Malaria is a vector-borne infectious disease caused by the protozoan parasite belonging to the Plasmodium genus (1). The transmission occurs among humans through the bite of the female Anopheles mosquito. This disease is among the top ten causes of death in low-income countries (2) and continues to take a heavy toll on communities, especially in Africa regions. The malaria transmission cycle involves four major elements: the host (human), the parasite, the vector and the environment (3). In the absence of effective vaccine or sustainable treatment options, vector control is the cornerstone of malaria management and is based on prevention of human-host contact and reduction in vector population density (1, 4). The traditional vector control strategies rely on long-lasting insecticidal net (LLIN) distribution and indoor residual sprays (IRS) which have contributed to the decreasing malaria cases and mortality (5, 6). However, vector resistance against the existing insecticides is increasing in natural mosquito populations (7–9).

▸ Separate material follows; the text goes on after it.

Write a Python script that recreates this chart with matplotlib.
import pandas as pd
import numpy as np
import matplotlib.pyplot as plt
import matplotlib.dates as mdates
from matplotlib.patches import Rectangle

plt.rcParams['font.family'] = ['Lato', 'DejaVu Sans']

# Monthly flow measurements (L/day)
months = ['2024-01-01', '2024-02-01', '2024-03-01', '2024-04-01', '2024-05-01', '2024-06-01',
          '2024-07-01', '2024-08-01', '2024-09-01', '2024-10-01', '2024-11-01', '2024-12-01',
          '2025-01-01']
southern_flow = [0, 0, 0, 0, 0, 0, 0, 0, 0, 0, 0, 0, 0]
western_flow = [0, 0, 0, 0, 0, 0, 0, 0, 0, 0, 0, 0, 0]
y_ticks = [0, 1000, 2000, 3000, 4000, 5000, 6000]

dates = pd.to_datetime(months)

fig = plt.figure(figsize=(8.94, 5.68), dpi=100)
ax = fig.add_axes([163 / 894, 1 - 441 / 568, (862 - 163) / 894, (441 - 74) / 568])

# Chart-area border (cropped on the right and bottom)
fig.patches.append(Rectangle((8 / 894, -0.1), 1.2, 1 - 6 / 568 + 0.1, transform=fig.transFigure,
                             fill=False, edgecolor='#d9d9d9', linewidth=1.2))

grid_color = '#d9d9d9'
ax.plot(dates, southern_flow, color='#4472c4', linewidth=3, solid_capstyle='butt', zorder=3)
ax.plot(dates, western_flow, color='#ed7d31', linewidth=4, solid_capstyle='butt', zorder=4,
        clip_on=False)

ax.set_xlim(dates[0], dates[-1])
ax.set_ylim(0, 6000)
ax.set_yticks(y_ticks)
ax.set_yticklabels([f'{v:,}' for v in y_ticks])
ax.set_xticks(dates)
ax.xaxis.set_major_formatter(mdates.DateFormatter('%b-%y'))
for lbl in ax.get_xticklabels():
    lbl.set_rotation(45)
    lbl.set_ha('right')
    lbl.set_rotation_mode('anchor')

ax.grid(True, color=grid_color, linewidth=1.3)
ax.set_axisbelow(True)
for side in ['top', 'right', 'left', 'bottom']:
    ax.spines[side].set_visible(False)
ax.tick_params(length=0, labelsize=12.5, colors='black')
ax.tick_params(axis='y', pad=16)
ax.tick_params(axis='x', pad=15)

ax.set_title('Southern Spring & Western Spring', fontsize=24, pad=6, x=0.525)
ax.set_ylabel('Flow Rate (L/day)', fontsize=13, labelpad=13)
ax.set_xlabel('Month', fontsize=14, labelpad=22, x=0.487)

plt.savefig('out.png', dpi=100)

In the last decade, scientific advances in additional tools for vector control include technologies such as cytoplasmic incompatibility with the use of Wolbachia infection (10); repressible dominant lethal systems in Aedes aegypti (11, 12); Y-chromosome shredding gene drive (13); and the genetic sterilisation of Anopheles sp., known as Sterile Insect Techniques (SIT) (14). The latter technique, SIT, is based on the repeated, high-density release of radio-sterilized males, through gamma radiation, into the environment in order to compete with wild males for mating with the native female anopheles mosquitoes hindering the production of offspring (14). Indeed, mated females will not produce viable offspring, resulting in reduced population numbers or even elimination of the target species. However, instead of exposing males to a source of radiation, sterility could be induced by genetic modification of the mosquito genome and may improve the effectiveness of classical SIT-based approaches (14).

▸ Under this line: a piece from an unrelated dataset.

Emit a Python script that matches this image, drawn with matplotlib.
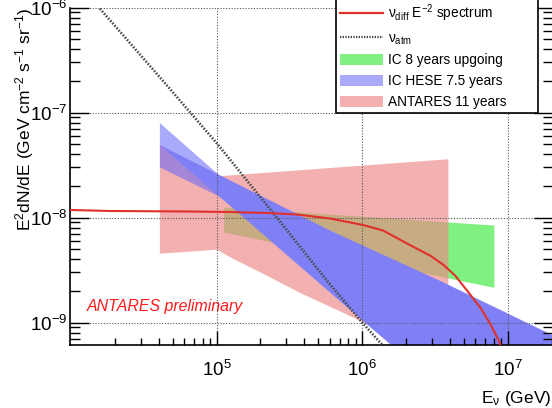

In An. gambiae, one of the major malaria vectors, population supression strategies are already under investigation by targeting the sex determination genes such as the doublesex (dsx) transcription factor gene (15, 16). Therefore, the Anopheles gambiae doublesex gene (Agdsx) represent a useful candidate gene for genetic manipulation and improvement of the alternative mosquito control technologies. Interest in this gene comes from the fact that it undergoes alternative splicing and result in female and male-specific transcripts necessary for sex determination in this species (17). The use of transgenic tools in anopheline mosquitoes through targeting the dsx gene could improve the sterility induction and genetic sexing which are major requirements for SIT technologies. However, the molecular mechanisms underlying gender determination are highly variable. Though it was demonstrated that Yob1 gene (Y-linked) is one of the determining factors of the male sex (18), the molecular pathways controlling the signal of somatic sexual commitment (dsx splicing and regulation) in An. gambiae are not well understood. The only well-known model of the dsx splicing comes from the fly Drosophila melanogaster sex determination pathway (19). The dsx gene acts as a transcription factor targeting several genes which have mostly sex- and tissue-specific functions in fly (20, 21). Transformer (TRA) and Transformer 2 (TRA2) are the key regulatory factors of the female-specific alternative splicing of dsx pre-mRNA while the absence of TRA lead to the male-specific splicing (20). Both TRA and TRA2 are downstream targets of the Sex lethal gene (Sxl) product (19). Unfortunately, An. gambiae dsx gene (Agdsx) has a different structure suggesting that Agdsx sex-specific splicing event is caused by a mechanism different from that of the D. melanogaster dsx (17, 22).
In mammalian cells, the presence of genetic variations such as single nucleotide polymorphisms (SNPs) within the donor and acceptor splice sites could influence splicing and might lead to changes in normal splicing pattern (23–25). Donor sites (5’-splice site) are defined by GT dinucleotide at the 5’ end of exon-intron border, while AG dinucleotide defined acceptor sites (3’-splice site) at the 3’ end of intron-exon border (26). Thus, we hypothesize that SNPs could occur in the Agdsx acceptor and donor splice sites that might result in the splice variation With this in mind, the current report seeks to screen Agdsx for single-nucleotide polymorphisms (SNPs) that could be associated with alternative splicing.